While my academic interests have run (since college) towards the Ancient Greeks, I have to confess to not being terribly interested in Sparta. I'm always a sucker for literature and the Spartans didn't really produce much (Tyrtaeus and Alkman). However, Sparta is the second most attested Greek polis in the ancient sources. That means that if you want to study "Ancient Greece" and have it mean anything more than just "Ancient Athens," you have to deal with Sparta. So, helping me come to grip with those laconic Lakonians are Paul Cartledge's The Spartans and Spartan Reflections.
The Spartans is an introduction for a popular audience to the world of the ancient Spartans. It's well laid-out, covering in an efficient and pleasant manner the relevant political history, key figures, and key questions in Spartan studies. Spartan Reflections is a collection of Cartledge's essays on Sparta running up to the early oughts. That makes it a little dated, but a wonderful way to go deeper and get into the scholarly controversies surrounding Greece's famed warriors. Both books have been enjoyable reads and Cartledge's interest in his subject is infectious.

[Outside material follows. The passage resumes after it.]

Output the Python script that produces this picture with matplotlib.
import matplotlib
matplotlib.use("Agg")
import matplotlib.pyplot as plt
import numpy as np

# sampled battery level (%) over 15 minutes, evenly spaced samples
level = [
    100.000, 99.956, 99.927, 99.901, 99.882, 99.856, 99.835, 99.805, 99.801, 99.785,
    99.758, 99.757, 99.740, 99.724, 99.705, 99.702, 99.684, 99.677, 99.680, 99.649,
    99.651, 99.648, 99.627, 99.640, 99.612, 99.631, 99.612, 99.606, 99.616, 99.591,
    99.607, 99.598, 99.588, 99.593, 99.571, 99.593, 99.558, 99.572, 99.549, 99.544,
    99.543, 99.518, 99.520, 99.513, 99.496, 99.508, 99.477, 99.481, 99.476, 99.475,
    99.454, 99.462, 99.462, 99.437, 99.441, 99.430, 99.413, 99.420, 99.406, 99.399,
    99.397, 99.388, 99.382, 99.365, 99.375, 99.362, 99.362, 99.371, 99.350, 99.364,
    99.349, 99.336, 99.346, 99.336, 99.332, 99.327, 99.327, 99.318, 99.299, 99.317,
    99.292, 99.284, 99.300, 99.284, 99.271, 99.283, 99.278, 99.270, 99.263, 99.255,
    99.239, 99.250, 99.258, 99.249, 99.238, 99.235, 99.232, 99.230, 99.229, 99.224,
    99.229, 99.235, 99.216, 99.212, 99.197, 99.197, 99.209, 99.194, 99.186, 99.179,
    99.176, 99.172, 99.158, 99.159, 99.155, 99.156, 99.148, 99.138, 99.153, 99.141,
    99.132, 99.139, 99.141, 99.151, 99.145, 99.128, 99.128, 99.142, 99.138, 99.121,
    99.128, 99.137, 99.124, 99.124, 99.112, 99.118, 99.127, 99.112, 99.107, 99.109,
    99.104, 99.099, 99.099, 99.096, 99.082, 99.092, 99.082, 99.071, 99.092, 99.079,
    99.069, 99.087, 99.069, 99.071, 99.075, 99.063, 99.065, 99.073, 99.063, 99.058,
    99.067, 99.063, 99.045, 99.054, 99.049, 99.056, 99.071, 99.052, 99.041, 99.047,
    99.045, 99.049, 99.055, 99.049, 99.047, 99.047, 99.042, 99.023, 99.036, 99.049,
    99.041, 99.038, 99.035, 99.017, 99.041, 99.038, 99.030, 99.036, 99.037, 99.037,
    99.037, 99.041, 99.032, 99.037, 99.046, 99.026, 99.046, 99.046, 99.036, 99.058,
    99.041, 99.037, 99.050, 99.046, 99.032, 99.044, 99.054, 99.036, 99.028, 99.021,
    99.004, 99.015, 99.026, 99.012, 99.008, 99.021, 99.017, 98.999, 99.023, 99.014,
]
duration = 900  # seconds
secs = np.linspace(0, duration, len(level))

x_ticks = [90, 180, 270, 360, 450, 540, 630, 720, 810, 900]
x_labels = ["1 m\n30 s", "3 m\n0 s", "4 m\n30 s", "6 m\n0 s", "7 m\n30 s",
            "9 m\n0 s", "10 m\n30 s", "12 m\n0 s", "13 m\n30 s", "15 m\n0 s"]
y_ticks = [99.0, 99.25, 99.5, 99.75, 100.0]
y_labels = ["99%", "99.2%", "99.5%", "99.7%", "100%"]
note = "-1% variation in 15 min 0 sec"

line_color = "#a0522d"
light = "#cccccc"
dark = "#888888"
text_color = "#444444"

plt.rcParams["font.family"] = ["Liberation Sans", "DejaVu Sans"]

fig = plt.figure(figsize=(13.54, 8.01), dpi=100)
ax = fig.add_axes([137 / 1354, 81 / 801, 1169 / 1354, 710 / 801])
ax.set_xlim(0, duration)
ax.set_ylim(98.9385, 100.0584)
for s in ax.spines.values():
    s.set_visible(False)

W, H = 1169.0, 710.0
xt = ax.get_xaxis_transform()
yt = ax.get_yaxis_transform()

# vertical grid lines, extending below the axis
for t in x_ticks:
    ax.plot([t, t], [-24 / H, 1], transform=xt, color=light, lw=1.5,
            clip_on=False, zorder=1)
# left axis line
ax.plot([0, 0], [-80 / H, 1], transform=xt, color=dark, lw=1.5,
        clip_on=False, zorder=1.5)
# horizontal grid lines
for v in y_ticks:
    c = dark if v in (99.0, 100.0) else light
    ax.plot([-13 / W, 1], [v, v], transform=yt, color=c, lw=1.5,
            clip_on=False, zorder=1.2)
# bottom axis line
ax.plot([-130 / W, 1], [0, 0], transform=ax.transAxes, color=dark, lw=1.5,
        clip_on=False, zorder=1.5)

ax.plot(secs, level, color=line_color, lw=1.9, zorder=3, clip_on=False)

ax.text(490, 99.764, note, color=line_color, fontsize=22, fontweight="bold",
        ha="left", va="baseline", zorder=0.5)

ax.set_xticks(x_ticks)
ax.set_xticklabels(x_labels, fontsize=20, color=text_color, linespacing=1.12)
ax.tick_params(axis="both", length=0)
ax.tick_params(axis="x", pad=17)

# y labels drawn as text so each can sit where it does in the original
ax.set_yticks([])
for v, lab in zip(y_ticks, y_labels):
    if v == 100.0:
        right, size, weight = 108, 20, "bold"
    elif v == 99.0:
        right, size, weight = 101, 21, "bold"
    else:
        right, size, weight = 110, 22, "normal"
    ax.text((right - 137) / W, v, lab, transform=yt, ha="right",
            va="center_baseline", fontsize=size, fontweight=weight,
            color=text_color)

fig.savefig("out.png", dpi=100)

So, do I plan on sticking with Spartan studies? No. I think it will be back to Homer after I wrap up Spartan Reflections. Still, the time has been well spent and I feel like I've shored up a few points that were getting dangerously shaky after all those years away from college. So how about you? Ready to try a little "Lakonizing"? If so, then Paul Cartledge may have just the book you're looking for.